* start Collected data *

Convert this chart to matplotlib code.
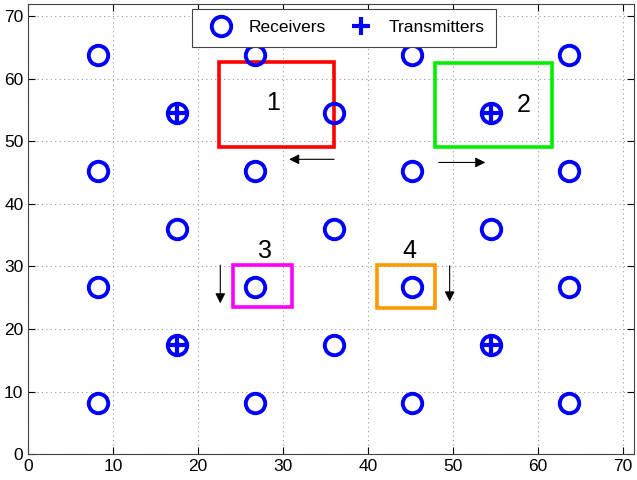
import matplotlib
matplotlib.use("Agg")
import matplotlib.pyplot as plt
import matplotlib.patches as patches

plt.rcParams['font.family'] = ['Liberation Sans', 'DejaVu Sans']

# receivers: outer 4x4 grid and inner 3x3 grid
outer_pos = [8.2, 26.7, 45.2, 63.7]
inner_pos = [17.5, 36.0, 54.5]
rx_x = [x for y in outer_pos for x in outer_pos] + [x for y in inner_pos for x in inner_pos]
rx_y = [y for y in outer_pos for x in outer_pos] + [y for y in inner_pos for x in inner_pos]

# transmitters
tx_x = [17.5, 54.5, 17.5, 54.5]
tx_y = [54.5, 54.5, 17.5, 17.5]

# numbered regions: (x0, y0, x1, y1)
region_names = ['1', '2', '3', '4']
region_boxes = [(22.4, 49.1, 36.0, 62.6), (47.9, 49.1, 61.6, 62.5),
                (24.1, 23.5, 31.1, 30.2), (41.0, 23.4, 47.9, 30.2)]
region_colors = ['#ff0000', '#00ee00', '#ff00ff', '#ff9900']
label_xy = [(28.8, 56.1), (58.3, 55.8), (27.9, 32.4), (44.8, 32.4)]

# movement arrows: (tail, head)
arrows = [((36.0, 47.1), (30.7, 47.1)), ((48.3, 46.6), (53.8, 46.6)),
          ((22.6, 30.2), (22.6, 24.1)), ((49.6, 30.1), (49.6, 24.4))]

fig = plt.figure(figsize=(6.37, 4.8), dpi=100)
ax = fig.add_axes([28.3 / 637, 1 - 454.3 / 480, (634 - 28.3) / 637, (454.3 - 4) / 480])

for (x0, y0, x1, y1), c in zip(region_boxes, region_colors):
    rect = patches.Rectangle((x0, y0), x1 - x0, y1 - y0, fill=False,
                             edgecolor=c, linewidth=2.6, zorder=3)
    ax.add_patch(rect)

for name, (lx, ly) in zip(region_names, label_xy):
    ax.text(lx, ly, name, fontsize=18, ha='center', va='center', zorder=5)

for tail, head in arrows:
    ax.annotate('', xy=head, xytext=tail,
                arrowprops=dict(arrowstyle='-|>', color='k', lw=0.8,
                                mutation_scale=15, shrinkA=0, shrinkB=0))

ax.plot(rx_x, rx_y, 'o', ms=14, mfc='none', mec='#0000ff', mew=2.8,
        linestyle='none', label='Receivers', zorder=4)
ax.plot(tx_x, tx_y, '+', ms=13, mec='#0000ff', mew=3,
        linestyle='none', label='Transmitters', zorder=4)

ax.set_xlim(0, 71.3)
ax.set_ylim(0, 71.9)
ax.set_xticks(range(0, 71, 10))
ax.set_yticks(range(0, 71, 10))
ax.tick_params(direction='in', top=True, right=True, labelsize=12.5, length=5)
ax.grid(True, linestyle=(0, (1, 3)), color='#999999', linewidth=0.8)
ax.set_axisbelow(True)
for s in ax.spines.values():
    s.set_color('#444444')

leg = ax.legend(loc='upper center', bbox_to_anchor=(0.521, 0.989), ncol=2,
                fontsize=12.5, fancybox=False, framealpha=1, edgecolor='#444444',
                handletextpad=0.6, columnspacing=1.0, borderpad=0.65,
                borderaxespad=0)
leg.get_frame().set_linewidth(0.8)

fig.savefig('out.png', dpi=100)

* end Collected data *

Reproduce exactly the run of lines that opens the listing and closes with the line holding "plt.rcParams['font.family'] = ['Liberation". Pictures are excluded.

Convert this chart to matplotlib code.
import matplotlib
matplotlib.use("Agg")
import matplotlib.pyplot as plt
import matplotlib.patches as patches

plt.rcParams['font.family'] = ['Liberation Sans', 'DejaVu Sans']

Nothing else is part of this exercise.